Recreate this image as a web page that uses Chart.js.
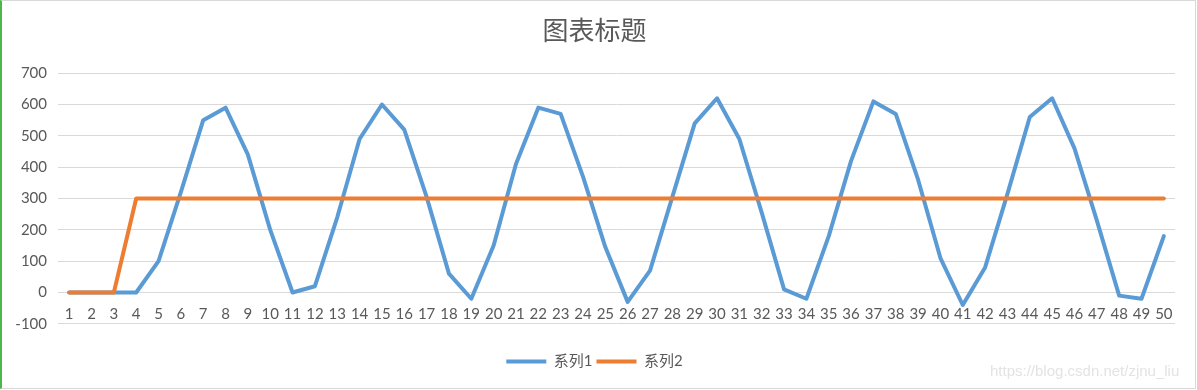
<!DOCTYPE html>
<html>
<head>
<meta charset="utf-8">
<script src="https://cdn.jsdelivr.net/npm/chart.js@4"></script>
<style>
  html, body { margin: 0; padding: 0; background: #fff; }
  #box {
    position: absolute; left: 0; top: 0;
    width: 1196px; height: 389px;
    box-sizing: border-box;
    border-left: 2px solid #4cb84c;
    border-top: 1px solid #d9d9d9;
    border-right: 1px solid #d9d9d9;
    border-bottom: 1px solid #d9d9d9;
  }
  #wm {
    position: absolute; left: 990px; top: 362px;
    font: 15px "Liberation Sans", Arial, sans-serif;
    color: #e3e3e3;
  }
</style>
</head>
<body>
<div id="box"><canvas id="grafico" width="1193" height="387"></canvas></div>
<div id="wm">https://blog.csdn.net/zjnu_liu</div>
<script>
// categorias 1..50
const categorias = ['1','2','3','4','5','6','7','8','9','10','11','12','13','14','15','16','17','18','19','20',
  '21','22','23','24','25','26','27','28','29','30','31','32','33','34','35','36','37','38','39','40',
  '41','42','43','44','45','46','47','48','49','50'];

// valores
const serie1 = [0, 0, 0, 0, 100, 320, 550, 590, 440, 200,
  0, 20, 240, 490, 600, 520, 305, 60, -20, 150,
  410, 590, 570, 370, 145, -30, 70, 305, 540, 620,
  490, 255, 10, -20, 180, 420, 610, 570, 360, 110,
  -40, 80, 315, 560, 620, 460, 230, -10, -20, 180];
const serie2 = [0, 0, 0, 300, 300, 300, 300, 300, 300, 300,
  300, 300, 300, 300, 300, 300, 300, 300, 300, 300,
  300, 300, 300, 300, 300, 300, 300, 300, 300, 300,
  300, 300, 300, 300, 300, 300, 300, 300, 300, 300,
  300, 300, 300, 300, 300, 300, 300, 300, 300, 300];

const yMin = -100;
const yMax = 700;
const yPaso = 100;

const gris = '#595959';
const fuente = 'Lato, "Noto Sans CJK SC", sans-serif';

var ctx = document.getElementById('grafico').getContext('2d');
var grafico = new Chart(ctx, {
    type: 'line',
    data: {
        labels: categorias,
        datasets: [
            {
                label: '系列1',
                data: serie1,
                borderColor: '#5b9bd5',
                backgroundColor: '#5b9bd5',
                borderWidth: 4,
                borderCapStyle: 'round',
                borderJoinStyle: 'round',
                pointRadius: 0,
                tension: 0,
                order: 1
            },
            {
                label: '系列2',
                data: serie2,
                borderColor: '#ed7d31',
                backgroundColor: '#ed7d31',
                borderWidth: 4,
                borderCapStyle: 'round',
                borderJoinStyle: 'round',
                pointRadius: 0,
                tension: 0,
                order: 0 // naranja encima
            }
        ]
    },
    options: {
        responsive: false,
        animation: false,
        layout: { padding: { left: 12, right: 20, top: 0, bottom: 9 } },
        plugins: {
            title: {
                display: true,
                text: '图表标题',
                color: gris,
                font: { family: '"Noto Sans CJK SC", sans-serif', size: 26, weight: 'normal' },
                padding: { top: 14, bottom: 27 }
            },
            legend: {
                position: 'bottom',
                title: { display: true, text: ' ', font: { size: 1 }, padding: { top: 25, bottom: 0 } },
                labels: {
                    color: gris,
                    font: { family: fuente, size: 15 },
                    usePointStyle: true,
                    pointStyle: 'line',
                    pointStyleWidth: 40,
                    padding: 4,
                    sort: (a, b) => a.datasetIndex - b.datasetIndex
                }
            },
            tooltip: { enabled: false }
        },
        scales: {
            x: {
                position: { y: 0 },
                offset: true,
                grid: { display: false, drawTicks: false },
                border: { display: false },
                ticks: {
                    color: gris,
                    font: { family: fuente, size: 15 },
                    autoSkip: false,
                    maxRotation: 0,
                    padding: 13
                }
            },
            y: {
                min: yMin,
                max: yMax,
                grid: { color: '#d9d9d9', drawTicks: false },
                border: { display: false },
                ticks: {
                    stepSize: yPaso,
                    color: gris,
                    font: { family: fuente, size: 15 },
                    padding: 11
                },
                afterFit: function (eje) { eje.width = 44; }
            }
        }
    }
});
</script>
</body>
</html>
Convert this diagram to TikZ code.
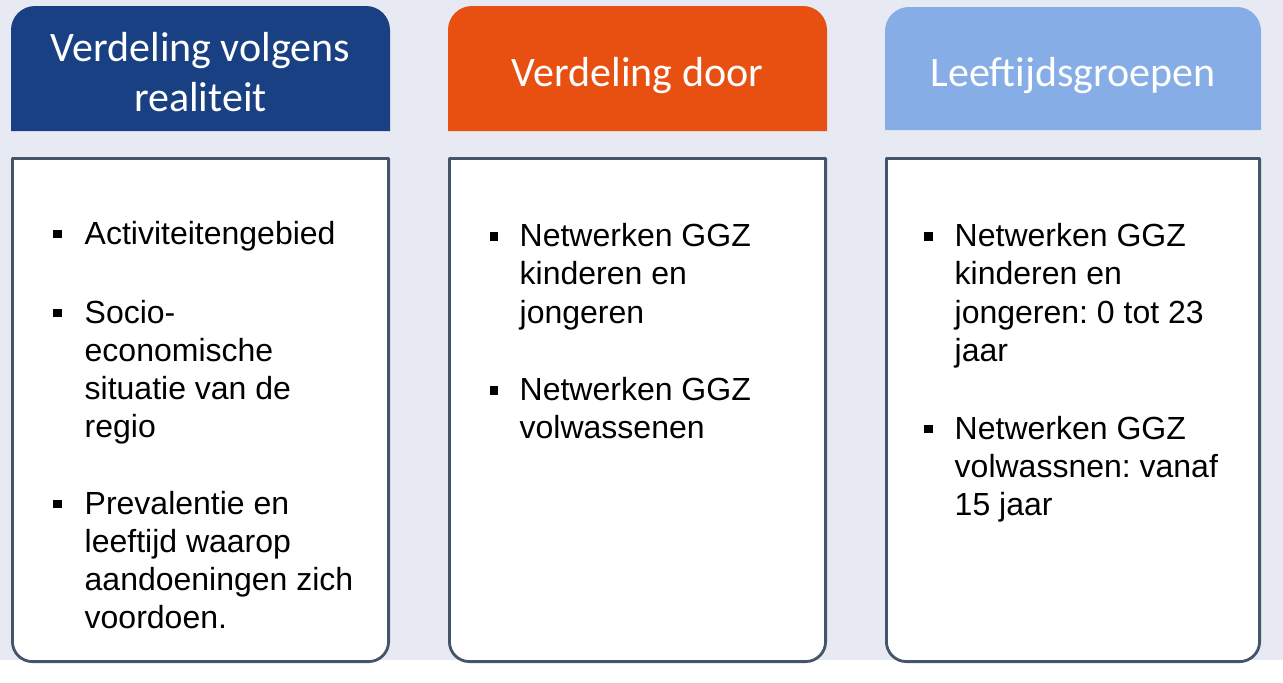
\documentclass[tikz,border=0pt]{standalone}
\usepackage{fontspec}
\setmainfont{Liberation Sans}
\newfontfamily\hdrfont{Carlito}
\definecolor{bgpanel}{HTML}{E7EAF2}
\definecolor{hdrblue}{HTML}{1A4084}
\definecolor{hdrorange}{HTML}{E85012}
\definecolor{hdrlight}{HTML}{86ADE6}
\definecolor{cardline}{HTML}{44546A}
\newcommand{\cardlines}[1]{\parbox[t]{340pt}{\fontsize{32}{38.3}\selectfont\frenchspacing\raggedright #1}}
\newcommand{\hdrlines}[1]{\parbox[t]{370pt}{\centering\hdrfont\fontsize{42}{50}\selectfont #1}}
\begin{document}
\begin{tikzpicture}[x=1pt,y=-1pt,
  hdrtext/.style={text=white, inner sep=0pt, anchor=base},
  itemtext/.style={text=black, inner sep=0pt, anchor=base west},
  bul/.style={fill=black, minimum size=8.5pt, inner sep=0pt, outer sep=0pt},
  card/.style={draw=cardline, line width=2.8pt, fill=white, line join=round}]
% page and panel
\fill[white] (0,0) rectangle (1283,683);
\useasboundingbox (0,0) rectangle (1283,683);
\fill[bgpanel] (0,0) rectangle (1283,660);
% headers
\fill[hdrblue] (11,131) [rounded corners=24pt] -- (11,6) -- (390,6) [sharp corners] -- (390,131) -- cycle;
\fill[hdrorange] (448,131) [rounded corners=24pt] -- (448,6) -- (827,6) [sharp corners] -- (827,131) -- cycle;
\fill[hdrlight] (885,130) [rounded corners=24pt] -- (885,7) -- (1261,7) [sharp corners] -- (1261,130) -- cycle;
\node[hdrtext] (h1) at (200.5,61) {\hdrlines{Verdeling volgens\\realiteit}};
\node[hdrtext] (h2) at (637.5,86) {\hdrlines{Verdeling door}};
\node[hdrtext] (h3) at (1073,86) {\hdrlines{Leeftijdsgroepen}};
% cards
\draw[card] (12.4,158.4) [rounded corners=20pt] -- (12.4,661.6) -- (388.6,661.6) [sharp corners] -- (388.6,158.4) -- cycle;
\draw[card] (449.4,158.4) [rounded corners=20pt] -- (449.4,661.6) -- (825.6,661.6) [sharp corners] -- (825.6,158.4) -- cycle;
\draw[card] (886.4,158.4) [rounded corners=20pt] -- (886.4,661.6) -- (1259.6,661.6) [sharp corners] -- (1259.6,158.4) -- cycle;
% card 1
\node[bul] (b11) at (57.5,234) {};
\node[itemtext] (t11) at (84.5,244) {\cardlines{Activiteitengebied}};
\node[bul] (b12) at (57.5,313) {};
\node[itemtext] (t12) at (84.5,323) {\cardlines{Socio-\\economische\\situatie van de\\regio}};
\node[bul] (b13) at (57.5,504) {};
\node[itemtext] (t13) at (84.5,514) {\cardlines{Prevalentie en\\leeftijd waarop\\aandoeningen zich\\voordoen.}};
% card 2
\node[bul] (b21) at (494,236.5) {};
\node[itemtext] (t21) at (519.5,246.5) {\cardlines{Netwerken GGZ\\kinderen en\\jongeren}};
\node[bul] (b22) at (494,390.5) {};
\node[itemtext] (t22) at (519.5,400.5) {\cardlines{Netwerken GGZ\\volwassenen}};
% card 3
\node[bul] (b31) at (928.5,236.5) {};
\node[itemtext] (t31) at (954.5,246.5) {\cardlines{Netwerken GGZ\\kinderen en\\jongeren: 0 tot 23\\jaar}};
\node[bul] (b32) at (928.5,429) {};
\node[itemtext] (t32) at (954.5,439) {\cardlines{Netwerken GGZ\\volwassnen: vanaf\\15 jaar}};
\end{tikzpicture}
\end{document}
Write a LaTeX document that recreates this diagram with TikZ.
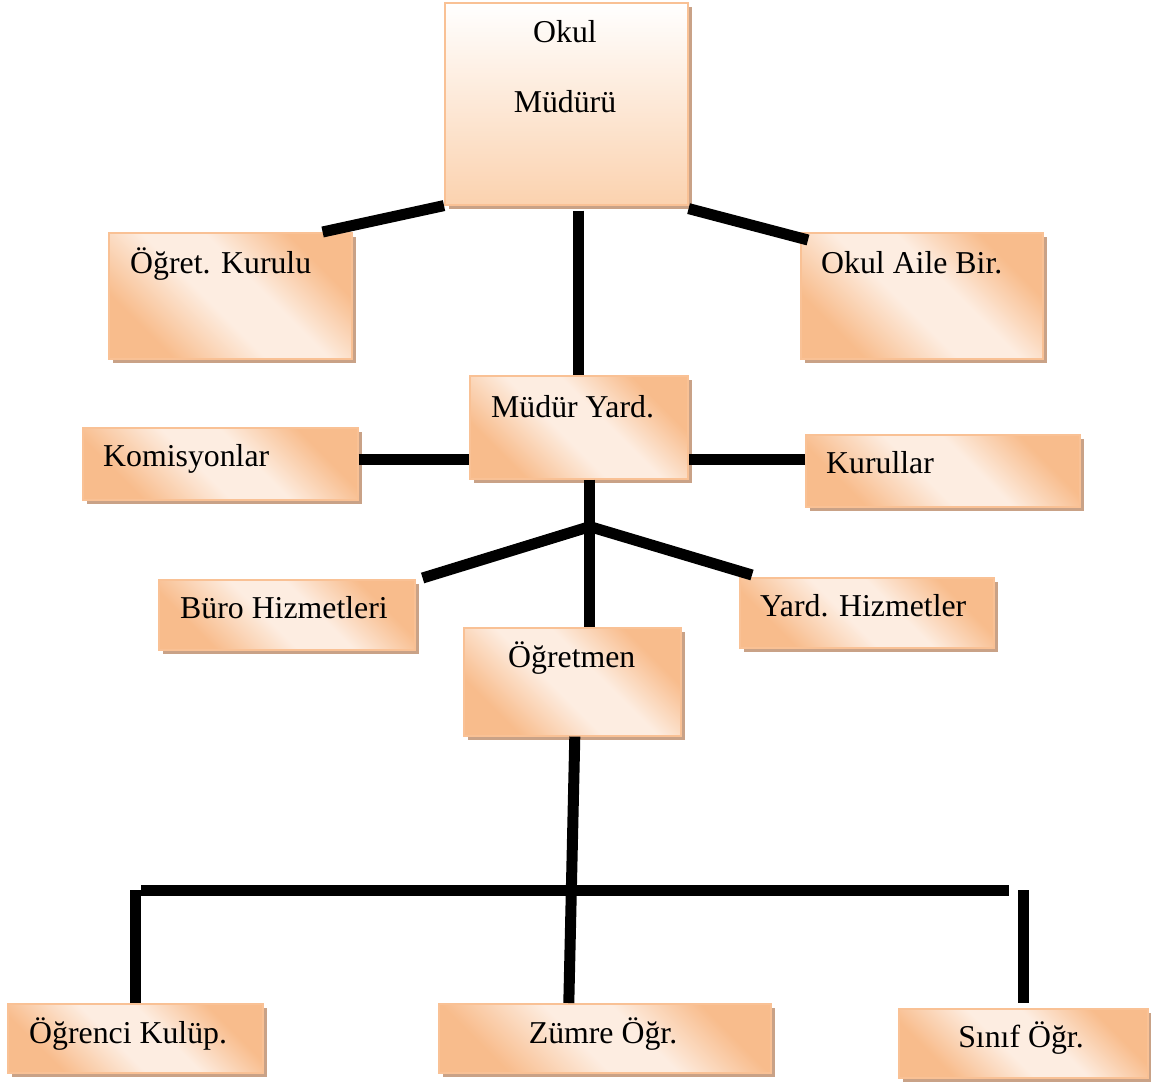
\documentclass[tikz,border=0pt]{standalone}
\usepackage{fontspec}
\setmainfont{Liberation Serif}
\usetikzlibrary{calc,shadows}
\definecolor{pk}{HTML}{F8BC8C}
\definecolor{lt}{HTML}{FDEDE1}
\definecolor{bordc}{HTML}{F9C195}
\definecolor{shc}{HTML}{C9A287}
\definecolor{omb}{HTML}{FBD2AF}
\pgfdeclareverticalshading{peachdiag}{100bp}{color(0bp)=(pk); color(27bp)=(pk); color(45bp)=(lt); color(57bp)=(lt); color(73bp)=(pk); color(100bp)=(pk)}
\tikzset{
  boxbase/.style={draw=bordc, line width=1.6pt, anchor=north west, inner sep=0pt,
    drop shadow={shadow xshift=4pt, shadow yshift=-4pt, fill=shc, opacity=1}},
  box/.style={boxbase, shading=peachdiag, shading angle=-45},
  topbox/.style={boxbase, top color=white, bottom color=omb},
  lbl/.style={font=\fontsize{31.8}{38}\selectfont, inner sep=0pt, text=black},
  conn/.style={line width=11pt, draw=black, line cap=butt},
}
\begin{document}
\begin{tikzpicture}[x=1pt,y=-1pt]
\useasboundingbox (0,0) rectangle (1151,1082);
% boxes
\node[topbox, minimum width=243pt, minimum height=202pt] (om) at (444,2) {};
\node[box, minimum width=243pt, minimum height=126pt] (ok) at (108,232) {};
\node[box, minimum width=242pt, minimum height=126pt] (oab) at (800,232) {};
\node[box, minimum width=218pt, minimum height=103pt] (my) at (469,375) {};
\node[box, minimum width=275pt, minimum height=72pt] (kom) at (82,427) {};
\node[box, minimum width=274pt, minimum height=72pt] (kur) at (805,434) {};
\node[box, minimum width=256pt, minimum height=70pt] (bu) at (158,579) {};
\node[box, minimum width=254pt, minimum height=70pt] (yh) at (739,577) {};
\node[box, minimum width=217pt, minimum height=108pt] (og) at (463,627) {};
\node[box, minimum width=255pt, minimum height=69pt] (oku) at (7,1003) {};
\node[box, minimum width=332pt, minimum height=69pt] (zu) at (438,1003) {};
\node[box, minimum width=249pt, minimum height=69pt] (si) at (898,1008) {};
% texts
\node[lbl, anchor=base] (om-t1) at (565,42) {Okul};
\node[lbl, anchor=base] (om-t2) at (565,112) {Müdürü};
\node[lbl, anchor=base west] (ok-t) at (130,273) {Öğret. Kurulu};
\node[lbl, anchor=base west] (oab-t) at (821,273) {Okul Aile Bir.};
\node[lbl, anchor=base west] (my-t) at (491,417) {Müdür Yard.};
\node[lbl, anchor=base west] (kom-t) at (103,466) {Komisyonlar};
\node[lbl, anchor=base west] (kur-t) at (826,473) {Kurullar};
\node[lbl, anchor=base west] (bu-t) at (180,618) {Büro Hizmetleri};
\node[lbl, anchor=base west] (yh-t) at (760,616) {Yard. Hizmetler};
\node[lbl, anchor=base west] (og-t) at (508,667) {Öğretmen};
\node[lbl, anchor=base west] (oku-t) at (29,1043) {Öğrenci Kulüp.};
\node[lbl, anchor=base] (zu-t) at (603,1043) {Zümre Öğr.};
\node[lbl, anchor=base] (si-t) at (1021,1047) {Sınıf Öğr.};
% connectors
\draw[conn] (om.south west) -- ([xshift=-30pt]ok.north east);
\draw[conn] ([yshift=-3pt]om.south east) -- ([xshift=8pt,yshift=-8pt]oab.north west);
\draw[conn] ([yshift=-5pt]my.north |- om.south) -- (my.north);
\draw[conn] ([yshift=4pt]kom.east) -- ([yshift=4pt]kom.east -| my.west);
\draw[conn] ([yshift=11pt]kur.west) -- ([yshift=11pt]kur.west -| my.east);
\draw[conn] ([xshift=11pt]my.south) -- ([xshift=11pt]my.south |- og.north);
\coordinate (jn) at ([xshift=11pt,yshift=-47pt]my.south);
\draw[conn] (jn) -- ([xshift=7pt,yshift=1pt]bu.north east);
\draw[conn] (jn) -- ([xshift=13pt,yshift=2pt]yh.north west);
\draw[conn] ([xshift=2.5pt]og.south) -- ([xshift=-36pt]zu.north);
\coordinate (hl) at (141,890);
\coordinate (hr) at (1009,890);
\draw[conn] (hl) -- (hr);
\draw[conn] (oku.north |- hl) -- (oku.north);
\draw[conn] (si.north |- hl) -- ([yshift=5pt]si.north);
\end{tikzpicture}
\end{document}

══════════

**Exercise requirements**
Collect each line containing the string "that".

**Written reply**
Recreate this image as a web page that uses Chart.js.
Write a LaTeX document that recreates this diagram with TikZ.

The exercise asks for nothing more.